I have a text (.txt) file that looks like this:
Person Person Name Person Approval Supervisor Payroll Name Application Supplier Start Date End Date Archived Type Number Status Name Name Agency D'Cunha, Yionue 123456 NOT ENTERED Power, Projects CONTRACT Contractor Mehash SUPPLIER_1 10-DEC-16 16-DEC-16 No Employee Vughila, 132456 WORKING Miro, Company-abcde INPayroll 10-DEC-16 16-DEC-16 No Proshont Profal Monthly 10-DEC-16 16-DEC-16 No Employee Diiri, Maaor 113456 NOT ENTERED Kargannkir,Company-abcde INPayroll Bivnath Monthly 10-DEC-16 16-DEC-16 No Employee Kimit, Gongobhar111111 WORKING Chondorkor,Company-abcde INProjects 10-DEC-16 16-DEC-16 No Avissku Monthly Employee Kalvornu, 110077 WORKING Kindipur, Company-abcde INPayroll 10-DEC-16 16-DEC-16 No Churali Barinakir Monthly Agency Dhilorii, 100009 NOT ENTERED Nook, Projects CONTRACT ContractorBohishik Lurukont SUPPLIER_2
I get this file from a report generated by a software. I'd like to parse the file and export the data to CSV. I tried this, but that didn't help because the structure of my data is so different.
Then I tried this:
$input = Get-Content "C:\Users\user.name\Desktop\GBS\text_file.txt"
$data = $input[1..($input.Length - 1)]
$maxLength = 0
$objects = foreach ($record in $data) {
$split = $record -split "\s{2,}|\t+"
if ($split.Length -gt $maxLength) {
$maxLength = $split.Length
}
$props = @{}
for ($i=0; $i -lt $split.Length; $i++) {
$props.Add([String]($i+1), $split[$i])
}
New-Object -TypeName PSObject -Property $props
}
$headers = [String[]](1..$maxLength)
$objects |
Select-Object $headers |
Export-Csv -NoTypeInformation -Path "C:\Users\user.name\Desktop\GBS\out.csv"
But that messed up the second line of every row. Problem is that in the raw text file, every second line is also a part of the first line. And in some cases even the third line is a part of the first row of data.
If there's any information I can provide to phrase my question better please let me know.
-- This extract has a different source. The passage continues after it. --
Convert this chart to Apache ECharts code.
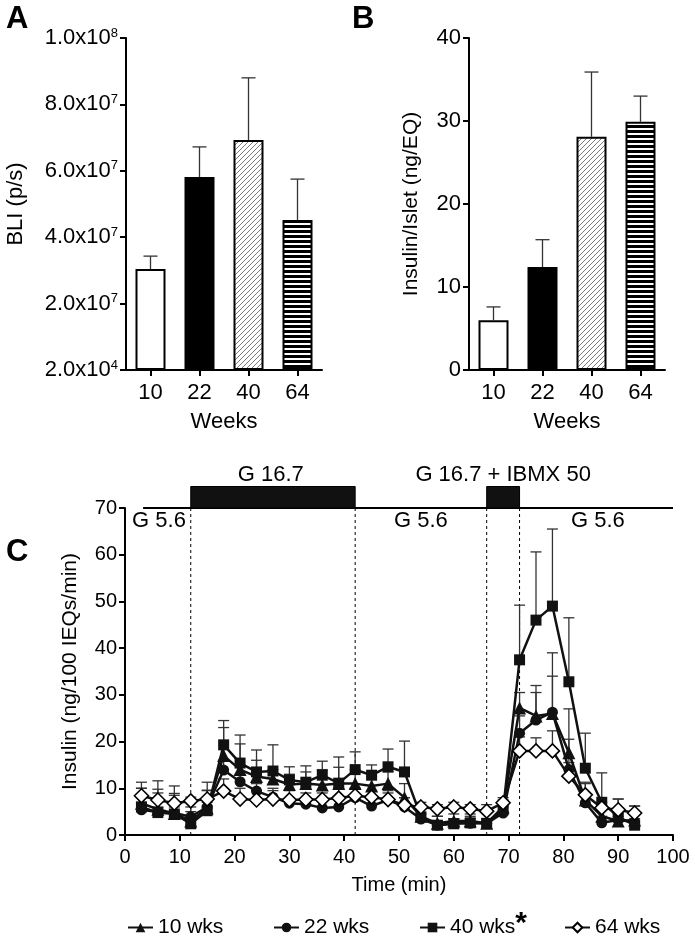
<!DOCTYPE html>
<html><head><meta charset="utf-8">
<script src="https://cdn.jsdelivr.net/npm/echarts@6/dist/echarts.min.js"></script>
<style>html,body{margin:0;padding:0;background:#fff}#c{width:695px;height:946px}</style>
</head><body><div id="c"></div>
<script>
// ---------- DATA ----------
const weeks = ['10', '22', '40', '64'];
const bliMean = [3.04e7, 5.81e7, 6.93e7, 4.52e7];
const bliUpper = [3.43e7, 6.72e7, 8.80e7, 5.75e7];
const insMean = [6.0, 12.4, 28.1, 29.9];
const insUpper = [7.6, 15.7, 35.9, 33.0];
const bliTickMant = ['2.0x10', '2.0x10', '4.0x10', '6.0x10', '8.0x10', '1.0x10'];
const bliTickExp = ['4', '7', '7', '7', '7', '8'];

const time = [3,6,9,12,15,18,21,24,27,30,33,36,39,42,45,48,51,54,57,60,63,66,69,72,75,78,81,84,87,90,93];
const w10 = [6.8,5.5,4.6,3.0,5.8,17.0,14.0,12.5,12.0,10.8,11.0,10.7,11.0,11.0,10.5,11.0,8.0,4.0,2.5,3.0,3.0,2.5,6.0,27.2,25.5,26.0,17.6,7.5,4.0,3.0,3.2];
const w10Up = [10.0,9.0,8.5,6.0,9.5,23.0,19.5,16.0,14.0,13.0,13.5,14.0,14.5,14.0,12.5,13.5,11.0,5.5,4.0,4.5,4.5,3.5,7.5,30.5,32.0,34.0,27.0,11.0,6.0,4.5,4.5];
const w22 = [5.4,4.9,4.7,3.9,6.0,13.9,11.4,9.4,8.1,6.8,6.6,5.8,6.0,8.0,6.2,7.5,6.0,3.4,2.1,2.5,2.5,2.5,4.7,21.8,24.6,26.3,14.0,6.9,2.6,3.2,2.8];
const w22Up = [7.0,6.0,6.0,5.0,7.0,16.0,13.0,11.0,10.0,8.0,8.0,7.5,8.0,10.0,8.0,9.5,8.0,4.5,3.0,3.5,3.5,3.5,6.0,25.5,30.5,39.0,20.5,9.0,4.0,4.0,3.5];
const w40 = [6.0,4.8,4.5,2.4,5.2,19.3,15.4,13.5,13.7,11.8,11.3,12.8,11.1,14.0,12.8,14.6,13.5,3.9,2.1,2.4,2.6,2.5,5.4,37.5,46.0,49.0,32.8,14.3,7.0,3.9,2.1];
const w40Up = [11.3,11.6,10.5,4.0,11.3,24.5,21.4,18.2,19.3,14.6,14.8,15.8,16.7,17.8,15.0,18.4,20.1,6.0,4.0,3.5,4.0,3.0,7.0,49.2,60.6,65.5,46.5,21.8,13.3,7.7,6.2];
const w64 = [8.4,7.5,6.8,7.3,7.7,9.4,7.7,7.5,7.7,7.5,7.6,7.6,7.9,8.4,8.1,7.6,6.4,6.0,5.6,6.0,5.6,5.1,6.9,18.0,18.0,18.0,12.6,8.6,5.8,5.4,4.7];
const w64Up = [10.0,9.8,8.9,8.1,9.6,12.0,10.0,9.5,9.5,9.5,9.0,9.0,10.0,10.0,9.5,9.0,8.0,7.0,6.5,7.0,6.5,6.5,8.0,21.0,20.8,22.3,15.5,11.3,7.0,7.7,6.2];
const seriesNames = ['10 wks', '22 wks', '40 wks', '64 wks'];
const starredSeries = 2;
const stimBoxes = [[12, 42], [66, 72]];
const dashTimes = [12, 42, 66, 72];

// ---------- STYLE ----------
const FF = '"Liberation Sans", Arial, sans-serif';
function hatch() {
  const c = document.createElement('canvas'); c.width = 5; c.height = 5;
  const g = c.getContext('2d'); g.fillStyle = '#fff'; g.fillRect(0, 0, 5, 5);
  g.strokeStyle = '#7a7a7a'; g.lineWidth = 1; g.beginPath();
  g.moveTo(-1, 6); g.lineTo(6, -1); g.moveTo(-1, 1); g.lineTo(1, -1); g.moveTo(4, 6); g.lineTo(6, 4);
  g.stroke(); return c;
}
function stripes() {
  const c = document.createElement('canvas'); c.width = 5; c.height = 5;
  const g = c.getContext('2d'); g.fillStyle = '#fff'; g.fillRect(0, 0, 5, 5);
  g.fillStyle = '#000'; g.fillRect(0, 0, 5, 3); return c;
}
const barFills = ['#fff', '#000', {image: hatch(), repeat: 'repeat'}, {image: stripes(), repeat: 'repeat'}];

const axisLine = {show: true, lineStyle: {color: '#000', width: 2}};
const axisTick = {show: true, length: 6, lineStyle: {color: '#000', width: 2}};
const lbl = (fs) => ({color: '#000', fontSize: fs, fontFamily: FF});

function errRender(capW) {
  return function (params, api) {
    const x = api.value(0), y = api.value(1), u = api.value(2);
    const p0 = api.coord([x, y]), p1 = api.coord([x, u]);
    const st = {stroke: '#333', lineWidth: 1.3};
    return {type: 'group', children: [
      {type: 'line', shape: {x1: p0[0], y1: p0[1], x2: p1[0], y2: p1[1]}, style: st},
      {type: 'line', shape: {x1: p1[0] - capW / 2, y1: p1[1], x2: p1[0] + capW / 2, y2: p1[1]}, style: st}
    ]};
  };
}

const chart = echarts.init(document.getElementById('c'), null, {renderer: 'canvas'});

const lineData = [w10, w22, w40, w64];
const upData = [w10Up, w22Up, w40Up, w64Up];
const symbols = ['triangle', 'circle', 'rect', 'diamond'];
const symSizes = [13, 11, 11, 14];

const series = [];
// Panel A
series.push({type: 'custom', xAxisIndex: 0, yAxisIndex: 0, z: 1, renderItem: errRender(14),
  data: weeks.map((w, i) => [i, bliMean[i], bliUpper[i]])});
series.push({type: 'bar', xAxisIndex: 0, yAxisIndex: 0, barWidth: 30, z: 2,
  data: bliMean.map((v, i) => ({value: v, itemStyle: {color: barFills[i], borderColor: '#000', borderWidth: 2}}))});
// Panel B
series.push({type: 'custom', xAxisIndex: 1, yAxisIndex: 1, z: 1, renderItem: errRender(14),
  data: weeks.map((w, i) => [i, insMean[i], insUpper[i]])});
series.push({type: 'bar', xAxisIndex: 1, yAxisIndex: 1, barWidth: 30, z: 2,
  data: insMean.map((v, i) => ({value: v, itemStyle: {color: barFills[i], borderColor: '#000', borderWidth: 2}}))});
// Panel C
lineData.forEach((d, k) => {
  series.push({type: 'custom', xAxisIndex: 2, yAxisIndex: 2, z: 1, renderItem: errRender(11),
    data: time.map((t, i) => [t, d[i], upData[k][i]])});
});
lineData.forEach((d, k) => {
  series.push({type: 'line', name: seriesNames[k], xAxisIndex: 2, yAxisIndex: 2, z: 3 + k,
    symbol: symbols[k], symbolSize: symSizes[k], showSymbol: true,
    lineStyle: {color: '#111', width: 2.5},
    itemStyle: k === 3 ? {color: '#fff', borderColor: '#000', borderWidth: 1.6} : {color: '#111', borderColor: '#111', borderWidth: 0},
    data: time.map((t, i) => [t, d[i]])});
});

const legendLeft = [127, 273, 419, 564];
const legendTop = 917;
const option = {
  animation: false,
  backgroundColor: '#fff',
  textStyle: {fontFamily: FF},
  grid: [
    {left: 126, top: 38, width: 196, height: 332},
    {left: 469, top: 38, width: 196, height: 332},
    {left: 125, top: 508, width: 548, height: 327}
  ],
  xAxis: [
    {gridIndex: 0, type: 'category', data: weeks, axisLine, axisTick: Object.assign({alignWithLabel: true}, axisTick),
     axisLabel: Object.assign({margin: 12}, lbl(22)), name: 'Weeks', nameLocation: 'middle', nameGap: 41, nameTextStyle: lbl(22)},
    {gridIndex: 1, type: 'category', data: weeks, axisLine, axisTick: Object.assign({alignWithLabel: true}, axisTick),
     axisLabel: Object.assign({margin: 12}, lbl(22)), name: 'Weeks', nameLocation: 'middle', nameGap: 41, nameTextStyle: lbl(22)},
    {gridIndex: 2, type: 'value', min: 0, max: 100, interval: 10, axisLine, axisTick, splitLine: {show: false},
     axisLabel: Object.assign({margin: 12}, lbl(20)), name: 'Time (min)', nameLocation: 'middle', nameGap: 40, nameTextStyle: lbl(20)}
  ],
  yAxis: [
    {gridIndex: 0, type: 'value', min: 0, max: 1e8, interval: 2e7, axisLine, axisTick, splitLine: {show: false},
     axisLabel: Object.assign({margin: 8, formatter: (v) => { const i = Math.round(v / 2e7); return '{m|' + bliTickMant[i] + '}{e|' + bliTickExp[i] + '}'; },
       rich: {m: {fontSize: 22, fontFamily: FF, color: '#000', lineHeight: 23}, e: {fontSize: 13, fontFamily: FF, color: '#000', lineHeight: 13, verticalAlign: 'top'}}}, lbl(22)),
     name: 'BLI (p/s)', nameLocation: 'middle', nameGap: 99, nameTextStyle: lbl(22)},
    {gridIndex: 1, type: 'value', min: 0, max: 40, interval: 10, axisLine, axisTick, splitLine: {show: false},
     axisLabel: Object.assign({margin: 8}, lbl(22)), name: 'Insulin/Islet (ng/EQ)', nameLocation: 'middle', nameGap: 47, nameTextStyle: lbl(21)},
    {gridIndex: 2, type: 'value', min: 0, max: 70, interval: 10, axisLine, axisTick, splitLine: {show: false},
     axisLabel: Object.assign({margin: 8}, lbl(20)), name: 'Insulin (ng/100 IEQs/min)', nameLocation: 'middle', nameGap: 44, nameTextStyle: lbl(21)}
  ],
  legend: seriesNames.map((n, i) => ({
    data: [n], left: legendLeft[i], top: legendTop, padding: 0, itemWidth: 25, itemHeight: 12, itemGap: 4,
    textStyle: {fontSize: 21, fontFamily: FF, color: '#000'}
  })),
  series
};
chart.setOption(option);

// ---------- annotations positioned through the axes ----------
const P = (x, y) => chart.convertToPixel({gridIndex: 2}, [x, y]);
const g = [];
const a = P(3.3, 70), b = P(100, 70);
g.push({type: 'line', shape: {x1: a[0], y1: a[1], x2: b[0], y2: b[1]}, style: {stroke: '#000', lineWidth: 2}, z: 10});
stimBoxes.forEach(([x0, x1]) => {
  const p0 = P(x0, 74.6), p1 = P(x1, 70);
  g.push({type: 'rect', shape: {x: p0[0], y: p0[1], width: p1[0] - p0[0], height: p1[1] - p0[1]}, style: {fill: '#111', stroke: '#000', lineWidth: 1}, z: 10});
});
dashTimes.forEach((t) => {
  const p0 = P(t, 70), p1 = P(t, 0);
  g.push({type: 'line', shape: {x1: p0[0], y1: p0[1], x2: p1[0], y2: p1[1]}, style: {stroke: '#000', lineWidth: 1, lineDash: [3, 3]}, z: 0});
});
function txt(x, y, s, align) {
  const p = P(x, y);
  g.push({type: 'text', x: p[0], y: p[1], z: 10, style: {text: s, fill: '#000', font: '22px ' + FF, textAlign: align || 'center', textVerticalAlign: 'middle'}});
}
txt(26.6, 77.1, 'G 16.7');
txt(69.0, 77.1, 'G 16.7 + IBMX 50');
txt(1.3, 67.2, 'G 5.6', 'left');
txt(54.0, 67.2, 'G 5.6');
txt(86.3, 67.2, 'G 5.6');
[['A', 6, 4], ['B', 352, 4], ['C', 6, 537]].forEach(([s, x, y]) => {
  g.push({type: 'text', x, y, z: 10, style: {text: s, fill: '#000', font: 'bold 31px ' + FF}});
});
// significance star after the "40 wks" legend entry
const mc = document.createElement('canvas').getContext('2d');
mc.font = '21px ' + FF;
const starX = legendLeft[starredSeries] + 25 + 5 + mc.measureText(seriesNames[starredSeries]).width + 1;
g.push({type: 'text', x: starX, y: legendTop - 8, z: 10, style: {text: '*', fill: '#000', font: 'bold 30px ' + FF}});
chart.setOption({graphic: g});
</script>
</body></html>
After @Ansgar's comments I tried this:
# read text file into single string and remove header
$rawText = Get-Content 'C:\path\to\input.txt' | Out-String
# split string into individual records
$data = $rawText -replace "`r" -split '\n\n+' | Select-Object -Skip 1
$parsedData = foreach ($record in $data) {
$prop = @{}
$record -split '\n' | ForEach-Object {
$prop['PersonType'] += $_.Substring(0, 10).Trim()
$prop['PersonName'] += $_.Substring(10, 16).Trim()
$prop['PersonNumber'] += $_.Substring(26, 9).Trim()
$prop['ApprovalStatus'] += $_.Substring(35, 13).Trim()
$prop['Supervisor'] += $_.Substring(48, 11).Trim()
$prop['PayrollName'] += $_.Substring(59, 16).Trim()
$prop['ApplicationName'] += $_.Substring(75, 13).Trim()
$prop['Supplier'] += $_.Substring(88, 9).Trim()
$prop['StartDate'] += $_.Substring(97, 12).Trim()
$prop['EndDate'] += $_.Substring(109, 9).Trim()
$prop['Archived'] += $_.Substring(118, 8).Trim()
}
New-Object -Type PSObject -Property $prev
}
$parsedData | Export-Csv 'C:\path\to\output.txt' -NoType
But now I'm getting a blank output CSV file in my target folder. Am I getting missing something somewhere?